Go through the entries below and copy each line containing the word "this".

(Extracted records)
-=-=-=-=-

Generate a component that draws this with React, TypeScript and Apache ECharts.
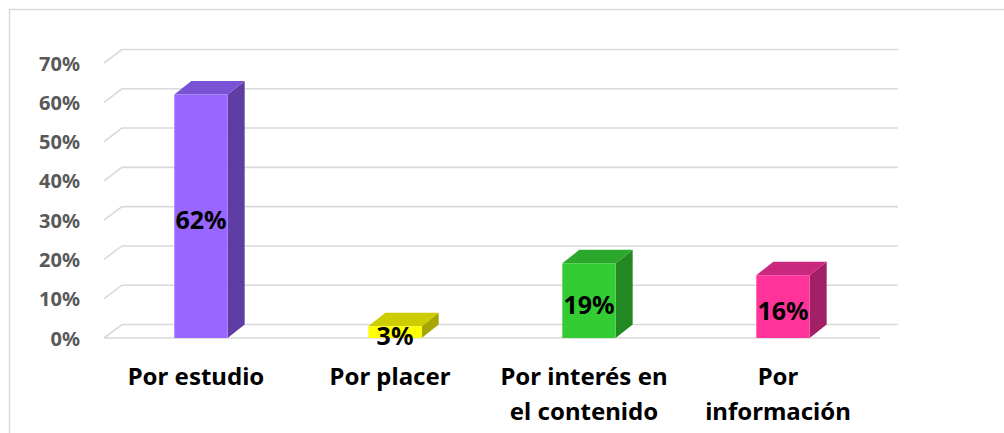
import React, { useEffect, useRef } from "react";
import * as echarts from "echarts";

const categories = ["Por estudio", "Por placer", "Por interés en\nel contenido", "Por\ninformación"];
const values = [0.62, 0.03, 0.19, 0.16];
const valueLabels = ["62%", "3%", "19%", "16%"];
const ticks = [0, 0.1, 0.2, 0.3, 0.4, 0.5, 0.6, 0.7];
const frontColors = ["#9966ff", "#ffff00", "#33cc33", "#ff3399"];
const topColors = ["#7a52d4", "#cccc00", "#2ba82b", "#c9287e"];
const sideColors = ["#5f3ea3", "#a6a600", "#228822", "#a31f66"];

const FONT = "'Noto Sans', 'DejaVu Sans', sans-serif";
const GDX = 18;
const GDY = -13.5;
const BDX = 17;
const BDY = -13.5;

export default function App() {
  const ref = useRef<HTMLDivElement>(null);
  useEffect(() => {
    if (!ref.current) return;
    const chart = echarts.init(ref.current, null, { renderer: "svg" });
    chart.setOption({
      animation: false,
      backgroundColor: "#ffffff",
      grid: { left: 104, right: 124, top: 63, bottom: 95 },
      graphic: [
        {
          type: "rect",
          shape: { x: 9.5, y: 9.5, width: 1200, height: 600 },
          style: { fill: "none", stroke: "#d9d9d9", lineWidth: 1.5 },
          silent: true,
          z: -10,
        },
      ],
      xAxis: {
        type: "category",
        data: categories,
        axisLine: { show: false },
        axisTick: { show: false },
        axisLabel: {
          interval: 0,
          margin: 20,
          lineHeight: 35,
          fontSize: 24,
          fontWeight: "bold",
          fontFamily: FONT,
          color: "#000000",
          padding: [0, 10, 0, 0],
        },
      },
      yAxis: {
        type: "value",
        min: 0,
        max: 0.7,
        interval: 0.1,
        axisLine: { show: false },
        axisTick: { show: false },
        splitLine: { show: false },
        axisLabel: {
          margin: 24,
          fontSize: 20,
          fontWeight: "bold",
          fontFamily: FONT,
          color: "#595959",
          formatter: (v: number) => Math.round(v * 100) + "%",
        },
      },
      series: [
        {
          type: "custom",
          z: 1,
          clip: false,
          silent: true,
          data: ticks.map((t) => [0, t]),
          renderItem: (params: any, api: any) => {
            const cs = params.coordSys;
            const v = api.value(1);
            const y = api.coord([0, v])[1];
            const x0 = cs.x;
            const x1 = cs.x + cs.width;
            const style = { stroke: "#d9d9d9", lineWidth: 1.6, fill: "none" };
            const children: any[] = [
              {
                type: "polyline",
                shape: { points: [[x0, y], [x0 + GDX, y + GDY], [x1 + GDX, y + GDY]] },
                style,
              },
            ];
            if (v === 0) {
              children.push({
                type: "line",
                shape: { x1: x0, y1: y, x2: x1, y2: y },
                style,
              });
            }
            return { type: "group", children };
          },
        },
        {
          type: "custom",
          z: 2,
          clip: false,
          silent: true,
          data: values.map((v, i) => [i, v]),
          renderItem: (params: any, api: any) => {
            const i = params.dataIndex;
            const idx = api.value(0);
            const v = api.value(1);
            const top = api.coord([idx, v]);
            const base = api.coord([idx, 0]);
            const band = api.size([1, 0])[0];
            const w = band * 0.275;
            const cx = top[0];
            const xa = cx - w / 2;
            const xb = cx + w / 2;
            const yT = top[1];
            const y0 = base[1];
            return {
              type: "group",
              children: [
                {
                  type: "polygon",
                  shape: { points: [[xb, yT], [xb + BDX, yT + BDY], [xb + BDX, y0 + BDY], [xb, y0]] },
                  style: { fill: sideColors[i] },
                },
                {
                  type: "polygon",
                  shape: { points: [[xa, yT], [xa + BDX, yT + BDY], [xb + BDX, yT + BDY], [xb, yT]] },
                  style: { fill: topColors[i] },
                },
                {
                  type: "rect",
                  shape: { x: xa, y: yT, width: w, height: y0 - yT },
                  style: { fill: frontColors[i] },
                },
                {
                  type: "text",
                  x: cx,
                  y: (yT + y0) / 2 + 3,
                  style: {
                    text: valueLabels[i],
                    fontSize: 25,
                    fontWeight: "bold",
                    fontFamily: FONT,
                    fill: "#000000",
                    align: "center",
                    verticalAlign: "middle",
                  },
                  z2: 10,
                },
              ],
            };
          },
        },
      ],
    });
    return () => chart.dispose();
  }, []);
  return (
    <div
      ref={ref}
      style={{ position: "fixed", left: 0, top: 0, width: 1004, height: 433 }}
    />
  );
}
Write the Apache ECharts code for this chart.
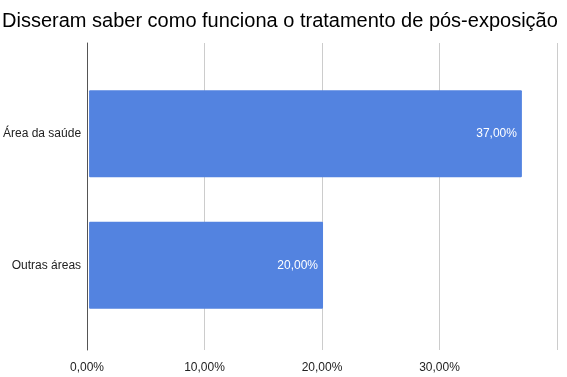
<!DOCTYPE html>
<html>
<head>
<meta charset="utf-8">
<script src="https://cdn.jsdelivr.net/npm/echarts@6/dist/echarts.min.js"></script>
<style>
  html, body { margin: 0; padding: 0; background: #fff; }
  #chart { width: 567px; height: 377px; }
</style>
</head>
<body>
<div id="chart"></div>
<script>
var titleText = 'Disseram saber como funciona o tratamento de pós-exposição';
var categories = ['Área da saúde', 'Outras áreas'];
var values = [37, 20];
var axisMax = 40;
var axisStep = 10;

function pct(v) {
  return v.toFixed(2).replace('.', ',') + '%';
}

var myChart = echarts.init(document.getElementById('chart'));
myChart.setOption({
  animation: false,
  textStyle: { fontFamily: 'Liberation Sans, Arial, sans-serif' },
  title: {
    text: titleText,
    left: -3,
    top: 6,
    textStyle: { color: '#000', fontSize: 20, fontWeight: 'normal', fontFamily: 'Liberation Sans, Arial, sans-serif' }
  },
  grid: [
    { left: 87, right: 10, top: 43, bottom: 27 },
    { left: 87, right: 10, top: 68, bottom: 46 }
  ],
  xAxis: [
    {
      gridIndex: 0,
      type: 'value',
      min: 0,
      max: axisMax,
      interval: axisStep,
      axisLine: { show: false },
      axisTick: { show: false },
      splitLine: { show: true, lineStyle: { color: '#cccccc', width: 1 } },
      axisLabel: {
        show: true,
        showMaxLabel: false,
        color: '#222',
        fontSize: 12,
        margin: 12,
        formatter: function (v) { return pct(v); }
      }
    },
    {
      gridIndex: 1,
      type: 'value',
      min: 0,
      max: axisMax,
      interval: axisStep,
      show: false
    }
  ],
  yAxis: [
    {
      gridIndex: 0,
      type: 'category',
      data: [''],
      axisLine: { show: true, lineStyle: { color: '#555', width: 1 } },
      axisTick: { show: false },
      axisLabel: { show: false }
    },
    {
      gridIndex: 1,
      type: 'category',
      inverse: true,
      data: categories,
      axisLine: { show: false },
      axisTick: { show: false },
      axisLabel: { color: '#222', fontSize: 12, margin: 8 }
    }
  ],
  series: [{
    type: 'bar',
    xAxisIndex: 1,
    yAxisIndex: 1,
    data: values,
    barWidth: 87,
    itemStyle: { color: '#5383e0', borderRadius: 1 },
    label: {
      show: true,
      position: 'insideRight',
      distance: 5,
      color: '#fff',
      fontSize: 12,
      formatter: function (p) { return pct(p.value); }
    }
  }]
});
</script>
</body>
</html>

-=-=-=-=-

### The solution
Generate a component that draws this with React, TypeScript and Apache ECharts.
Write the Apache ECharts code for this chart.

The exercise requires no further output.